Humans, he argues, are not nearly as intelligent as we think they are. Remove them from the culture and environment they have learned to operate in and they fail quickly. His favorite example of this are European explorers who die in the middle of deserts, jungles, or arctic wastes even though thousands of generations of hunter-gatherers were able to survive and thrive in these same environments. If human success was due to our ability to problem solve, analyze, and rationally develop novel solutions to novel challenges, the explorers should have been fine. Their ghastly fates suggest that rationality may not be the key to human survival. The point here is that cultural evolution is often much smarter than we are. [source]

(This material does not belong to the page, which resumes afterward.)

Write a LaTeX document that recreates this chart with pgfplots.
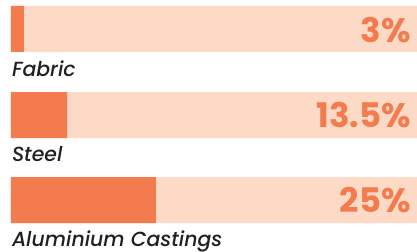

In industries where tacit knowledge² reigns, culture is the main driver of future performance, enabling each individual of a high-caliber team to achieve its potential. No matter what, you need a group working coherently, with the same drive and passion towards the same direction. In 10 years working as an investor, I have seen high-potential analysts working with “average” groups and I have seen “okay” analysts join high-performance, mastery-driven teams. And I have seen the “okay” guys become oustanding professionals.
It’s funny we like to analyze historical performance charts (be it of a hedge fund or a listed company) as if history repeated itself, as if everything was the same. Actually, when people leave and the company does not have a strong culture, it loses its ‘mojo’ and the performance standard is modified forever - think of the Bulls post Michael Jordan departure.
² the kind of knowledge that is difficult to transfer to another person by means of writing it down or verbalizing it.
With regard to “Investing” and the issue of “average guy” in “great teams” doing great work, my own experience suggesta it happens because great teams typically are much better at creating an edge by reducing mistakes. Great teams typically are used to removing noise, by focusing on what is simple, doable, marginal useful changes that compound over long stretches of time.
Seemingly smart and sophisticated groups stand behind a curtain of complex that might just not work.
Over my investing career doing less has proven more useful than doing more.
I find that great teams keep each other from overanalyzing, overtrading, overestimating their own abilities, etc.